*THE TASK*
Copy out every line containing the word "this".

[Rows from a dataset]

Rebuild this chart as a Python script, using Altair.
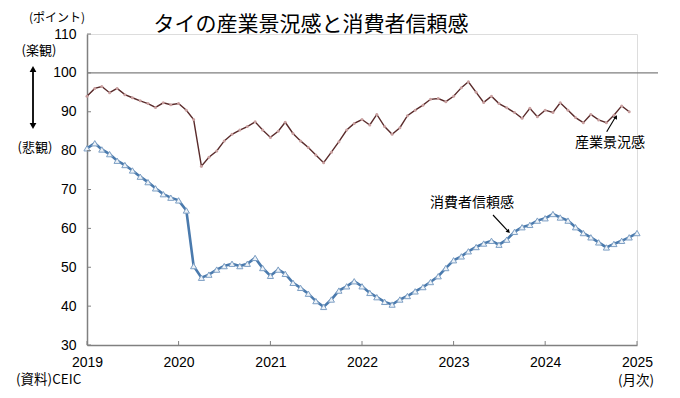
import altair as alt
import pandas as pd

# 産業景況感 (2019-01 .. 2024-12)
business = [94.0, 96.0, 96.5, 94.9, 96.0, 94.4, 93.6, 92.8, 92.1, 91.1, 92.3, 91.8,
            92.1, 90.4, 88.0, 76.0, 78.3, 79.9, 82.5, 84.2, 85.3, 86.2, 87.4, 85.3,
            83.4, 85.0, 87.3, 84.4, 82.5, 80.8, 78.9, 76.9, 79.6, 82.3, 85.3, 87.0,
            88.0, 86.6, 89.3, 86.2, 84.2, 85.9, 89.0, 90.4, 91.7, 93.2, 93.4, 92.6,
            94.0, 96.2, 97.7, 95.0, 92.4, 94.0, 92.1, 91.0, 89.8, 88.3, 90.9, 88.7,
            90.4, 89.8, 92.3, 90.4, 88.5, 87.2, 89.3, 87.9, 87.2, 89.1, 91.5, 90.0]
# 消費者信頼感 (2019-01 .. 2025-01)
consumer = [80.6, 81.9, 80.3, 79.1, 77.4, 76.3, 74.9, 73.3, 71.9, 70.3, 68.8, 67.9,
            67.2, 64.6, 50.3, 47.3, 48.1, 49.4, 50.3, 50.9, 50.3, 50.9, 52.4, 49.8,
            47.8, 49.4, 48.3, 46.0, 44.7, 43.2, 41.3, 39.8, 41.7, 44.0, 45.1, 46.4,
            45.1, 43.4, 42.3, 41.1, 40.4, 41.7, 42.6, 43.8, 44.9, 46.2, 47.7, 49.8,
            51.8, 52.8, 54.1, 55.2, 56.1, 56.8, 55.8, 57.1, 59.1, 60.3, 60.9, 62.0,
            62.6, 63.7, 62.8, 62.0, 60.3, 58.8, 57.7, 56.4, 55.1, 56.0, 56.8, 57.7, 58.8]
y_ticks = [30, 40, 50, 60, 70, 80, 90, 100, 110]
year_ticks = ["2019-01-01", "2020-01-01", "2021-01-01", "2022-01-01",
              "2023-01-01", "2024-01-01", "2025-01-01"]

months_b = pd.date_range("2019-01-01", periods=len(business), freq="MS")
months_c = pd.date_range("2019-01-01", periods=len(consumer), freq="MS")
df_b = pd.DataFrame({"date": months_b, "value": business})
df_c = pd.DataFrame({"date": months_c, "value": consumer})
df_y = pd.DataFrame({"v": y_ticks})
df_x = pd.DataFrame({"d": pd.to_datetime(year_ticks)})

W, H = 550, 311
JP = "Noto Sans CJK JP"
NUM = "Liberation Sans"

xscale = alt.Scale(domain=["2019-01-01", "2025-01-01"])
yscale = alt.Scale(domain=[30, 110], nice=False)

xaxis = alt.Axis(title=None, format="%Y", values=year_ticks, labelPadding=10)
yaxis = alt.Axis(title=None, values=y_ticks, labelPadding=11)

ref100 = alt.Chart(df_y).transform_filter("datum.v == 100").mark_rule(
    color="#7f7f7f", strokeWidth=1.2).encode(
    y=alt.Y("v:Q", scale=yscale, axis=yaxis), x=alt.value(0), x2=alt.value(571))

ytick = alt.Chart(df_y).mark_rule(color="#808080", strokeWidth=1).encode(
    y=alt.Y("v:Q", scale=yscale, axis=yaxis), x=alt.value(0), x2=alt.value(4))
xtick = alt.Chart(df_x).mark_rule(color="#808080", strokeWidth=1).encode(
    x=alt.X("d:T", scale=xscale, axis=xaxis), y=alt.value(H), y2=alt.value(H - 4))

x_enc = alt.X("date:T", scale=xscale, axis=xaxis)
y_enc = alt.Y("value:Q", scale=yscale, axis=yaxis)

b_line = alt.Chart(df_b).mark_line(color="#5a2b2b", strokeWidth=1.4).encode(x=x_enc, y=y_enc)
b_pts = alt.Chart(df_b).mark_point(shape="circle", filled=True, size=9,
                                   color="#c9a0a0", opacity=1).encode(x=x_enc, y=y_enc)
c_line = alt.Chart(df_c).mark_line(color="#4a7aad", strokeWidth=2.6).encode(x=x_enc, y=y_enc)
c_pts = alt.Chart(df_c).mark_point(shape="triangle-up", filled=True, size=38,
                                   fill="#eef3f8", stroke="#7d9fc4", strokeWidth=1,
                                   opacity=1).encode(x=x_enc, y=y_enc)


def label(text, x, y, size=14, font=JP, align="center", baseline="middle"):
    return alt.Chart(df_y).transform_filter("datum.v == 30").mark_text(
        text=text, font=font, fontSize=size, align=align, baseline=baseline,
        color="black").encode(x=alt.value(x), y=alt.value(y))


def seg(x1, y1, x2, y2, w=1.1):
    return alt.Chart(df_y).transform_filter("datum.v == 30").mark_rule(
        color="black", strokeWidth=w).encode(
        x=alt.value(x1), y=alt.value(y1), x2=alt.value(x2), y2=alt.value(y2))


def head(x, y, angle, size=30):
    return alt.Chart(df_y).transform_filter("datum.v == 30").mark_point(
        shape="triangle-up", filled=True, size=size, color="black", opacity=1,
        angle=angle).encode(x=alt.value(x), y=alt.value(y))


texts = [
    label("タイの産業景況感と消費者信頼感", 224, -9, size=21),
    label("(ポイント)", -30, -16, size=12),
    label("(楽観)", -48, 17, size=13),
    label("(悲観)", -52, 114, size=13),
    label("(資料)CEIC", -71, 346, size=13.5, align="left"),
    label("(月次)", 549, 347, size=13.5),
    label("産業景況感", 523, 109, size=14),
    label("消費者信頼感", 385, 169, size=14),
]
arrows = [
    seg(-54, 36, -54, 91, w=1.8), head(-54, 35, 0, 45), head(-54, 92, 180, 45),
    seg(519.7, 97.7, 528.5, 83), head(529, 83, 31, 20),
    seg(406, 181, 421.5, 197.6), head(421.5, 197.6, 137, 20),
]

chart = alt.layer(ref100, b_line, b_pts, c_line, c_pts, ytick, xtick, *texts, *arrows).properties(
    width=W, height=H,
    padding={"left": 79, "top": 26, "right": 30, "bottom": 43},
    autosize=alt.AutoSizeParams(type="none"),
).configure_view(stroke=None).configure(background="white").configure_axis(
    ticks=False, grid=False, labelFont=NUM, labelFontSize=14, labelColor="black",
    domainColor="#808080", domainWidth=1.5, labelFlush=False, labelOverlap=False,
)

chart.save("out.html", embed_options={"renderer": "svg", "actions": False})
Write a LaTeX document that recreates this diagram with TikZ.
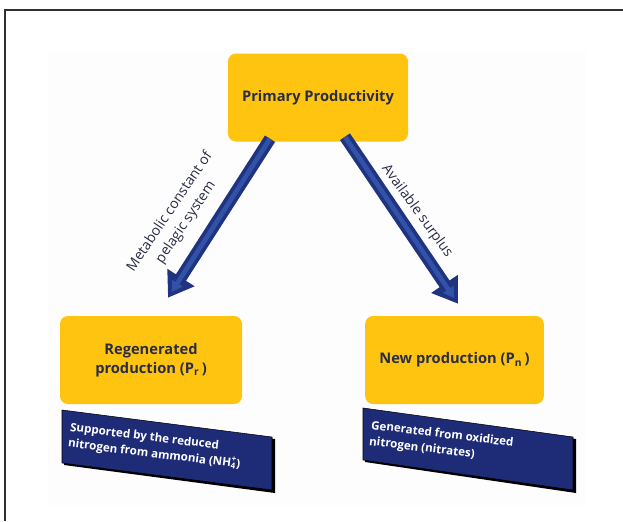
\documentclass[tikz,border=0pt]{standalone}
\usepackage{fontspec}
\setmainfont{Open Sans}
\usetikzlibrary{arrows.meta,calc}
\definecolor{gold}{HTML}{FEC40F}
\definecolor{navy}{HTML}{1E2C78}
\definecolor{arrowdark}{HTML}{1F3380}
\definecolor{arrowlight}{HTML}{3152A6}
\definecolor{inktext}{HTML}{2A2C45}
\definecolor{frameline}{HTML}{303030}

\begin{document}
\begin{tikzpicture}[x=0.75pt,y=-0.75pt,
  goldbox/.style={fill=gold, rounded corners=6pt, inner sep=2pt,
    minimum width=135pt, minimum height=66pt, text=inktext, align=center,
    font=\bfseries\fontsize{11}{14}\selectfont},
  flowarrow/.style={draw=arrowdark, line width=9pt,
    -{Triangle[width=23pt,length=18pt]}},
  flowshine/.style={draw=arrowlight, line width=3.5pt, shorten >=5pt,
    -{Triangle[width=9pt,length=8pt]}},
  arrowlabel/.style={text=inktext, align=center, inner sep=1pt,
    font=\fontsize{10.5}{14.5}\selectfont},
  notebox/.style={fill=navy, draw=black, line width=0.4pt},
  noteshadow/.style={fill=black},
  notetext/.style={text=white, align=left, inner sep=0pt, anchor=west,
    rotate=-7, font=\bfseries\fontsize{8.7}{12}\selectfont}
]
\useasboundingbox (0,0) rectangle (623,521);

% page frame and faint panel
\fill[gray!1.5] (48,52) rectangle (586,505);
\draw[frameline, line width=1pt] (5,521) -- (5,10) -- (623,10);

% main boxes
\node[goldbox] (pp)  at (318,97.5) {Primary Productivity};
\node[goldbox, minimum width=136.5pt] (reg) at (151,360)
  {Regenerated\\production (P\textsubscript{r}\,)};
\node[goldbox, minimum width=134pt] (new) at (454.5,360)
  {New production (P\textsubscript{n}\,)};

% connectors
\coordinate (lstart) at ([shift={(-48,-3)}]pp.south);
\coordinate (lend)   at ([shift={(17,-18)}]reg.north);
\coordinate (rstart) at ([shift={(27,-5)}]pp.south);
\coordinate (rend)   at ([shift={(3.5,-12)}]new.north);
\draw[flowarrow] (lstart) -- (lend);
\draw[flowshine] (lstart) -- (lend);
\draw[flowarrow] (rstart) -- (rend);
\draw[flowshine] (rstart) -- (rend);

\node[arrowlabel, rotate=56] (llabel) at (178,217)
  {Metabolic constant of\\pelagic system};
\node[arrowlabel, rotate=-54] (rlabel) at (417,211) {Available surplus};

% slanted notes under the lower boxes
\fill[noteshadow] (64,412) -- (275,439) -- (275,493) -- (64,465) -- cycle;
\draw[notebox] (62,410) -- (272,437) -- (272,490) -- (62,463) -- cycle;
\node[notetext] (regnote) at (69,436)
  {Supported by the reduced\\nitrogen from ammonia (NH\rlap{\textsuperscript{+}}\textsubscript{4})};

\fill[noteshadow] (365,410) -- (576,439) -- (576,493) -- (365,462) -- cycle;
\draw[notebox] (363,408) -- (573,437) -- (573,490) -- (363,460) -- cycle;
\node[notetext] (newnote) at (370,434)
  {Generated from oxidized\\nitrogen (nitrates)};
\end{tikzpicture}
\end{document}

*COMPLETE RESPONSE*
Rebuild this chart as a Python script, using Altair.
Write a LaTeX document that recreates this diagram with TikZ.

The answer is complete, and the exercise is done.